Uma das propostas do Sínodo foi a criação de um organismo episcopal que pusesse em prática o Sínodo no território. Mas o Papa, que sempre está além de nós, lembrou Dom Cláudio, fez a proposta de um organismo que envolve todas as categorias do Povo de Deus, onde todos sejam membros. Um organismo com autonomia própria, o que fez com que surgisse a Conferência Eclesial da Amazônia (CEAMA). Era uma coisa totalmente nova, que aos poucos tinha que ser elaborada, vinculada ao Conselho Episcopal Latino-americano (CELAM), que segundo o cardeal também está fazendo um processo de renovação para ser mais sinodal.

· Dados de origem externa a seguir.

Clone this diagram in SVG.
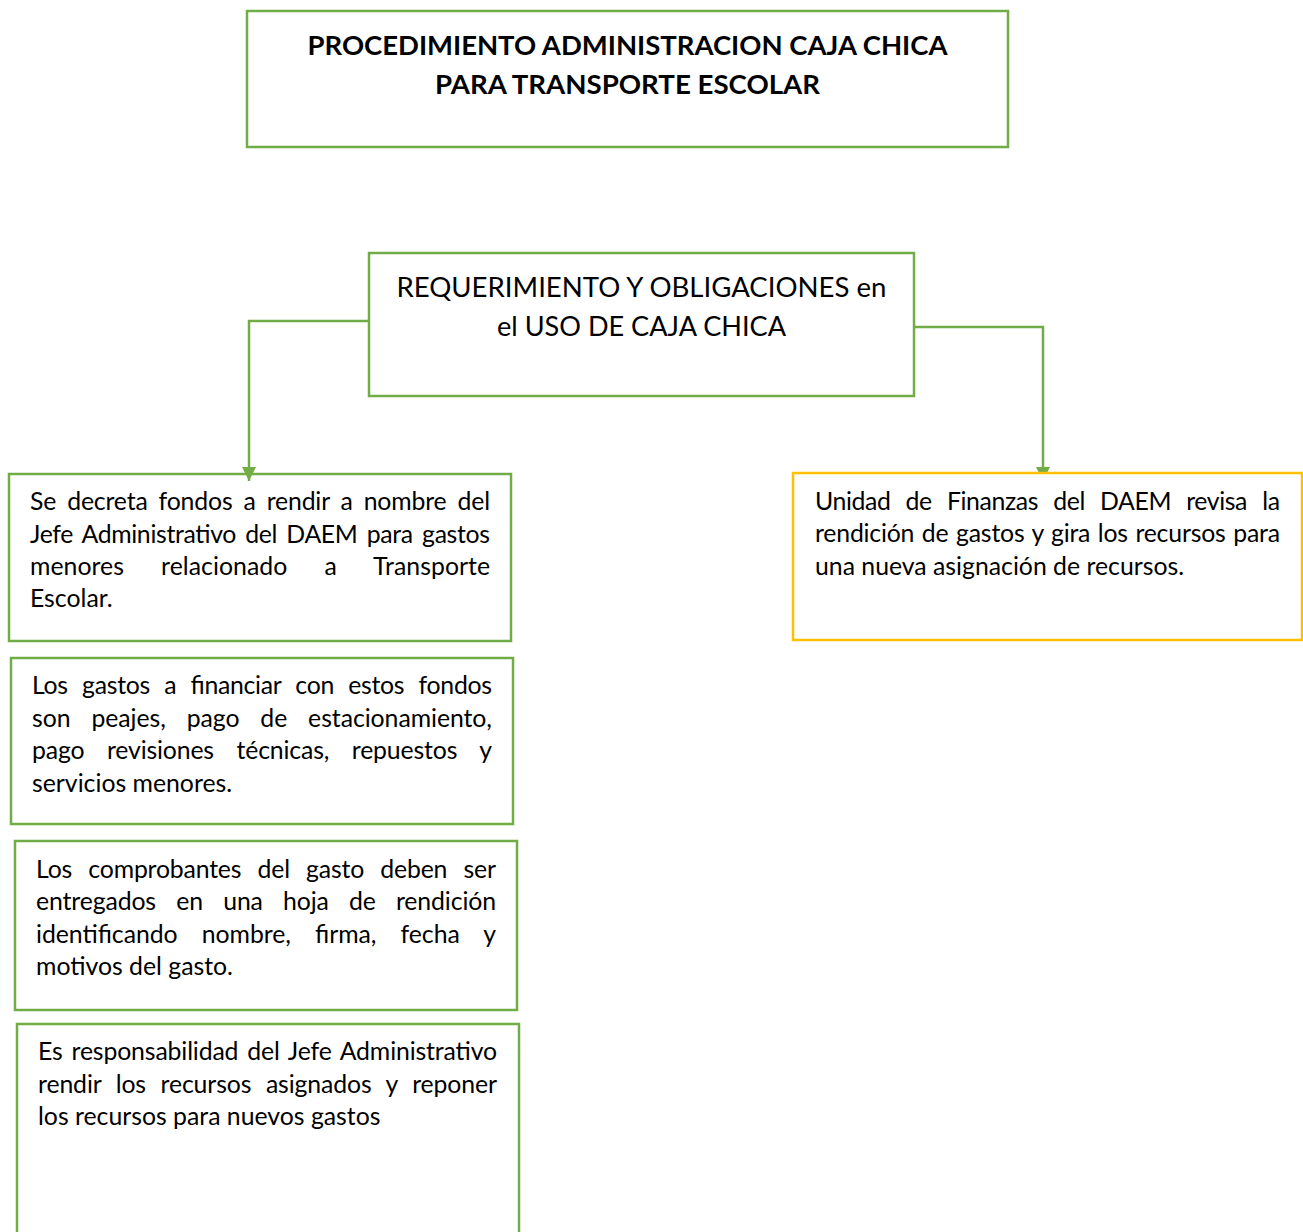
<svg xmlns="http://www.w3.org/2000/svg" width="1303" height="1232" viewBox="0 0 1303 1232">
<style>
.box{fill:#fff;stroke:#70AD47;stroke-width:2.5}
.boxn{fill:none;stroke:#70AD47;stroke-width:2.5}
.ybox{fill:#fff;stroke:#FFC000;stroke-width:2.5}
.conn{fill:none;stroke:#70AD47;stroke-width:2.5}
.ttl{font-family:Lato,"Open Sans",sans-serif;font-weight:bold;font-size:26px;fill:#000;text-anchor:middle}
.hd{font-family:Lato,"Open Sans",sans-serif;font-size:27px;fill:#000;text-anchor:middle}
.t{font-family:Lato,"Open Sans",sans-serif;font-size:24.8px;fill:#000}
</style>
<defs>
<marker id="arr" viewBox="0 0 14 14" refX="14" refY="7" markerWidth="14" markerHeight="14" markerUnits="userSpaceOnUse" orient="auto">
<path d="M0,0 L14,7 L0,14 z" fill="#70AD47"/>
</marker>
</defs>
<rect width="1303" height="1232" fill="#fff"/>

<g id="title">
<rect class="box" x="247" y="11" width="761" height="136"/>
<text class="ttl" x="627.5" y="55" textLength="640" lengthAdjust="spacingAndGlyphs">PROCEDIMIENTO ADMINISTRACION CAJA CHICA</text>
<text class="ttl" x="627.5" y="94" textLength="385" lengthAdjust="spacingAndGlyphs">PARA TRANSPORTE ESCOLAR</text>
</g>

<g id="requerimiento">
<rect class="box" x="369" y="253" width="545" height="143"/>
<text class="hd" x="641.5" y="297" textLength="490" lengthAdjust="spacingAndGlyphs">REQUERIMIENTO Y OBLIGACIONES en</text>
<text class="hd" x="641.5" y="336" textLength="289" lengthAdjust="spacingAndGlyphs">el USO DE CAJA CHICA</text>
</g>

<g id="fondos">
<rect class="boxn" x="9" y="474" width="502" height="167"/>
<text class="t" x="30" y="510" word-spacing="4.8" textLength="460" lengthAdjust="spacing">Se decreta fondos a rendir a nombre del</text>
<text class="t" x="30" y="543" word-spacing="3.2" textLength="460" lengthAdjust="spacing">Jefe Administrativo del DAEM para gastos</text>
<text class="t" x="30" y="575" word-spacing="30.7" textLength="460" lengthAdjust="spacing">menores relacionado a Transporte</text>
<text class="t" x="30" y="607">Escolar.</text>
</g>

<g id="gastos">
<rect class="box" x="11" y="658" width="502" height="166"/>
<text class="t" x="32" y="694" word-spacing="8.2" textLength="460" lengthAdjust="spacing">Los gastos a financiar con estos fondos</text>
<text class="t" x="32" y="727" word-spacing="14.6" textLength="460" lengthAdjust="spacing">son peajes, pago de estacionamiento,</text>
<text class="t" x="32" y="759" word-spacing="16.4" textLength="460" lengthAdjust="spacing">pago revisiones técnicas, repuestos y</text>
<text class="t" x="32" y="792">servicios menores.</text>
</g>

<g id="comprobantes">
<rect class="box" x="15" y="841" width="502" height="169"/>
<text class="t" x="36" y="878" word-spacing="10.1" textLength="460" lengthAdjust="spacing">Los comprobantes del gasto deben ser</text>
<text class="t" x="36" y="910" word-spacing="14" textLength="460" lengthAdjust="spacing">entregados en una hoja de rendición</text>
<text class="t" x="36" y="943" word-spacing="17.8" textLength="460" lengthAdjust="spacing">identificando nombre, firma, fecha y</text>
<text class="t" x="36" y="975">motivos del gasto.</text>
</g>

<g id="responsabilidad">
<rect class="box" x="17" y="1024" width="502" height="240"/>
<text class="t" x="38" y="1060" word-spacing="2.7" textLength="459" lengthAdjust="spacing">Es responsabilidad del Jefe Administrativo</text>
<text class="t" x="38" y="1093" word-spacing="8.3" textLength="459" lengthAdjust="spacing">rendir los recursos asignados y reponer</text>
<text class="t" x="38" y="1125">los recursos para nuevos gastos</text>
</g>

<g id="connectors">
<path class="conn" d="M369,321 H249 V481" marker-end="url(#arr)"/>
<path class="conn" d="M914,327 H1043 V481" marker-end="url(#arr)"/>
</g>

<g id="finanzas">
<rect class="ybox" x="793" y="473" width="509" height="167"/>
<text class="t" x="815" y="510" word-spacing="9.2" textLength="465" lengthAdjust="spacing">Unidad de Finanzas del DAEM revisa la</text>
<text class="t" x="815" y="542" word-spacing="1.4" textLength="465" lengthAdjust="spacing">rendición de gastos y gira los recursos para</text>
<text class="t" x="815" y="575">una nueva asignación de recursos.</text>
</g>
</svg>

CEAMA foi criada em 29 de junho de 2020, que mesmo sem ser aprovada canonicamente vem trabalhando para pôr em prática o Sínodo no território. Dom Cláudio insistiu em que é um processo, “que se autocorrige, que se autoalimenta” com a força do Espírito e o sentida da fé do Povo de Deus. Por isso, o cardeal chamava a participar, a ser sujeitos desse processo, algo que a CEAMA está fazendo ao trabalhar o plano de pastoral para dinamizar, articular e acompanhar as propostas do Sínodo no território. Ele insistiu em que “é um trabalho em rede, com todas as culturas, com todos os países”.

Segundo o cardeal Hummes, não existe a formula mágica para que a sinodalidade comece a aparecer e sim o trabalho do povo para que isso avance, insistindo em sentar juntos, escutar juntos. Dom Claudio, falando do CELAM, que está preparando a Assembleia Eclesial da América Latina e do Caribe, disse que “está querendo se transformar dentro dessa dinâmica sinodal”, sendo um exemplo muito grande para as conferencias episcopais, que pela sua vez tem que estimular as dioceses e paróquia para que vejam que isso é possível fazer.

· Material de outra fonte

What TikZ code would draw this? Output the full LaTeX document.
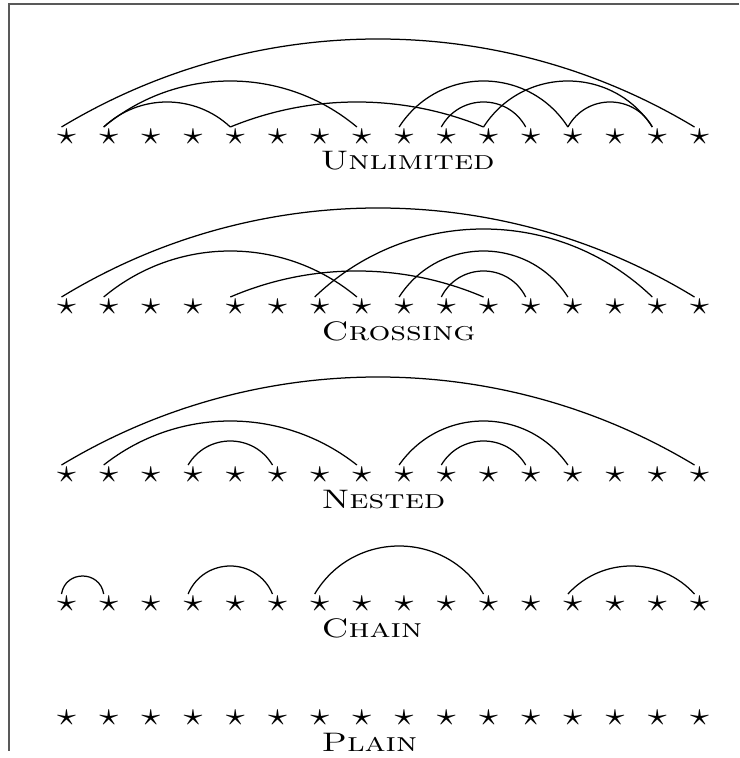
\documentclass[tikz,border=0pt]{standalone}
\usepackage{fontspec}
\tikzset{
  frameline/.style={draw=black!65, line width=0.6pt},
  starnode/.style={inner sep=0pt, font=\fontsize{10.5}{12}\selectfont},
  link/.style={draw=black, line width=0.5pt},
  rowlabel/.style={anchor=base west, inner sep=0pt, font=\fontsize{10.5}{12}\selectfont\scshape},
}
% a star, drawn a little wide
\newcommand\wstar{\scalebox{1.38}[1.2]{$\star$}}
% a row label, set wide
\newcommand\wlabel[1]{\scalebox{1.31}[1.02]{#1}}
% #1 row, #2 and #3 star indices, #4 height of the arc
\newcommand\linkarc[4]{%
  \pgfmathsetmacro\lklen{(#3-#2)*42.2}%
  \pgfmathsetmacro\lkang{2*atan(2*#4/\lklen)}%
  \pgfmathsetmacro\lkctl{#4/(0.75*sin(\lkang))}%
  \draw[link] ([shift={(-5,10)}]#1-#2.center) .. controls +(\lkang:\lkctl) and +(180-\lkang:\lkctl) .. ([shift={(-5,10)}]#1-#3.center);%
}
\begin{document}
\begin{tikzpicture}[x=0.4pt, y=0.4pt]
\useasboundingbox (0,0) rectangle (739,-758);
\draw[frameline] (739,-4) -- (9,-4) -- (9,-751);
% five rows of sixteen stars
\foreach \r/\y in {r1/137, r2/307, r3/475, r4/604, r5/718}{
  \foreach \i in {1,...,16}{
    \node[starnode] (\r-\i) at ({66.5+42.2*(\i-1)}, -\y) {\wstar};
  }
}
% unlimited
\linkarc{r1}{1}{16}{88}
\linkarc{r1}{2}{8}{46}
\linkarc{r1}{2}{5}{25}
\linkarc{r1}{5}{11}{25}
\linkarc{r1}{9}{13}{46}
\linkarc{r1}{10}{12}{25}
\linkarc{r1}{11}{15}{46}
\linkarc{r1}{13}{15}{25}
% crossing
\linkarc{r2}{1}{16}{89}
\linkarc{r2}{2}{8}{46}
\linkarc{r2}{7}{15}{68}
\linkarc{r2}{5}{11}{26}
\linkarc{r2}{9}{13}{46}
\linkarc{r2}{10}{12}{26}
% nested
\linkarc{r3}{1}{16}{88}
\linkarc{r3}{2}{8}{44}
\linkarc{r3}{4}{6}{24}
\linkarc{r3}{9}{13}{44}
\linkarc{r3}{10}{12}{24}
% chain
\linkarc{r4}{1}{2}{18}
\linkarc{r4}{4}{6}{28}
\linkarc{r4}{7}{11}{48}
\linkarc{r4}{13}{16}{28}
% row labels
\node[rowlabel] (l1) at (320,-170) {\wlabel{Unlimited}};
\node[rowlabel] (l2) at (321,-340) {\wlabel{Crossing}};
\node[rowlabel] (l3) at (321,-508) {\wlabel{Nested}};
\node[rowlabel] (l4) at (321,-637) {\wlabel{Chain}};
\node[rowlabel] (l5) at (321,-751) {\wlabel{Plain}};
\end{tikzpicture}
\end{document}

Segundo o presidente da CEAMA “é o Espírito Santo que renova a Igreja, mas através dessa sinodalidade, desse sentido da fé que dá ao Povo de Deus a capacidade de participar desse processo”. O cardeal insistiu na importância da comunicação, de ver através de que modos vislumbrar os processos que estão acontecendo, das redes sociais, um mundo em que não conseguimos entrar suficientemente, segundo Dom Cláudio.